The weak-overlap bond: An SGF (Simplified Group Function) analysis

Substituent and solvent effects in reactivity and spectroscopy, as well as bonding in Van der Waals and/or hydrogen-bonded dimers, fall within the weak-to-zero-overlap regime. The simplified group function (SGF) approach coupled with a fixed spin (FS) electronic representation is shown to lead to a systematic theoretical development of the wave function in this bonding region in a manner paralleling intuitive chemical thinking; i.e. in terms of labelled electrons of fixed spin “jumping” between specific-group orbitals (FS activity). The readily visualizable resolution into types of FS activity is shown to also underlie the formal theoretical resolution of the SGF wave function, and thus any observables derived from it. In particular, the energetics of the weak-overlap bond (the SGF potential) is developed in the perturbative limit of mixing excitation structures, leading to additive long-range (overlap independent: static, inductive, dispersive) and short-range (overlap dependent: dative, codative, covalent and Pauli-induced) contributions.

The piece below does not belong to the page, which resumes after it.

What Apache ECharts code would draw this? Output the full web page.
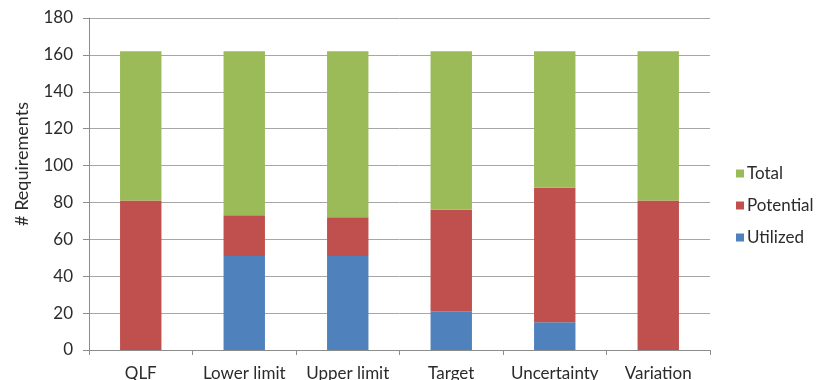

An important feature of SGF methodology in analytic application to substituent and solvent effects is that simplification of the wave function is achieved through systematic suppression of interchange activity, thereby retaining the full form of the Hamiltonian including, e.g., electron-electron repulsion). This is demonstrated in a range of applications: viz. (i) to a justification for frontier-orbital theory and the angular-overlap model; (ii) to a description of substituent effects in aromatic electrophilic substitution; and (iii) to the development of a simple framework for discussing solvent/ligand effects on solute/metal transition energies.